Yes, of course she was. She may even have been right to do so, though that is something that can be debated. What cannot be debated, what she had absolutely no right to do, was to misrepresent her bureaucrats’ views, alter documents, and lie to Parliament.

WHICH IS to say: it is the government’s defense of her, more even than the minister’s misconduct, that is now the issue. Ministers in any government will screw up from time to time. Some will even lie. That is fallible humanity. But when they are caught, when the jig is up, when there are no longer any lies to be told, it is to be expected — it has always been expected — that consequences should follow. At the least, one could expect the government to acknowledge that what she did was wrong — or at the very least, to acknowledge that she did it.

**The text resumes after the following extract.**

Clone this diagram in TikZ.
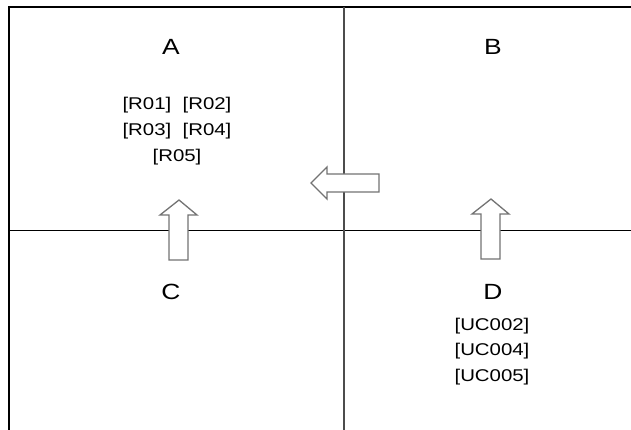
\documentclass[tikz,border=0pt]{standalone}
\usepackage{fontspec}
\setmainfont[FakeStretch=1.2]{Liberation Sans}
\usetikzlibrary{positioning}

\begin{document}
\begin{tikzpicture}[x=1pt, y=-1pt, line join=miter,
		quad/.style={font=\fontsize{22}{24}\selectfont},
		item/.style={font=\fontsize{17}{19}\selectfont, inner sep=0pt},
		blockarrow/.style={draw=black!55, line width=1.3pt, fill=white}]
		
		\useasboundingbox (0,0) rectangle (631,430);
		
		% frame and dividing lines
		\draw[line width=2.6pt] (9,430) -- (9,7) -- (631,7);
		\draw[line width=0.9pt] (9,230) -- (631,230);
		\draw[line width=1.2pt, black!70] (344,7) -- (344,430);
		
		% quadrant names
		\node[quad] (qA) at (171,47) {A};
		\node[quad] (qB) at (493,47) {B};
		\node[quad] (qC) at (171,292) {C};
		\node[quad] (qD) at (493,292) {D};
		
		% items in A
		\node[item] (r12) at (177,105) {[R01]\ \ [R02]};
		\node[item] (r34) at (177,131) {[R03]\ \ [R04]};
		\node[item] (r5) at (177,157) {[R05]};
		
		% items in D
		\node[item] (uc2) at (492,326) {[UC002]};
		\node[item] (uc4) at (492,351) {[UC004]};
		\node[item] (uc5) at (492,377) {[UC005]};
		
		% block arrows
		\coordinate (tipBA) at (311,183);
		\draw[blockarrow] (tipBA) -- ++(16,-16) -- ++(0,7) -- ++(52,0) -- ++(0,18)
			-- ++(-52,0) -- ++(0,7) -- cycle;
		
		\coordinate (tipCA) at (179,200);
		\draw[blockarrow] (tipCA) -- ++(18,15) -- ++(-9,0) -- ++(0,45) -- ++(-19,0)
			-- ++(0,-45) -- ++(-9,0) -- cycle;
		
		\coordinate (tipDB) at (491,199);
		\draw[blockarrow] (tipDB) -- ++(18,15) -- ++(-9,0) -- ++(0,45) -- ++(-19,0)
			-- ++(0,-45) -- ++(-9,0) -- cycle;
		
	\end{tikzpicture}
\end{document}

If it then tried to keep her on, arguing that the sin was not so great as to warrant a resignation, that would be objectionable enough, and a denial of all previous precedent. But it would at least be a tacit concession that ministers should not lie to Parliament. If it had tried to pretend there were some doubt about what she had done, that would be graver still, since it would be to deny facts that were not capable of dispute, and thus to cast into doubt the very possibility of fact and evidence as guides to public debate. But just to ignore the charge altogether, to carry on as if nothing had happened, takes us into the kingdom of dada.
- Alex Himelfarb's post on the shifting of the Overton Window is well worth a read. But I have to wonder whether his conclusion matches his analysis: if it's true that the most substantial impact of the right's well-funded push over the past few decades has been to shift the terms of political debate, isn't it more important to develop and amplify a competing narrative than to spend time and energy denouncing the current one?

- Finally, Stuart Thomson makes a good point about the Cons' targeted political stimulus which looks to be worth some follow-up on the national level:
A year after the Citizen published its stimulus story, it occurred to me that maybe 30 smaller, $1 million projects were more effective than a single $30 million project. Maybe even 30 times more effective.

The government would seem to agree. Re-sorting my stimulus spreadsheet by the number of projects, rather than the amount of money spent, produced some startling results.

Vaughan, the so-called battleground riding that recently switched from Liberal red to Tory blue, received funding for a whopping 136 projects. That’s 136 billboards for the government. It’s at the top of the list for all of Canada, but that doesn’t even begin to tell the story. It has 60 more stimulus projects than the second-place riding. It has more than six times the average for Ontario. If you look at the results on a bar graph, Vaughan shoots into the sky, towering above every other riding. It looks not unlike the Toronto skyline, with the bar representing Vaughan mimicking the CN Tower.

Perhaps it’s a coincidence, but the second riding on the list also tells a story: Algoma-Manitoulin-Kapuskasing, home of NDP MP Carol Hughes, who found herself high on a Conservative hit-list after she voted to scrap the gun registry. She changed her vote, but not before attracting a series of attack ads.

How do you tell if a riding like Hughes’ is coveted by the Conservatives? Look around at the 76 stimulus signs dotting the landscape. It’ll tell you all you need to know.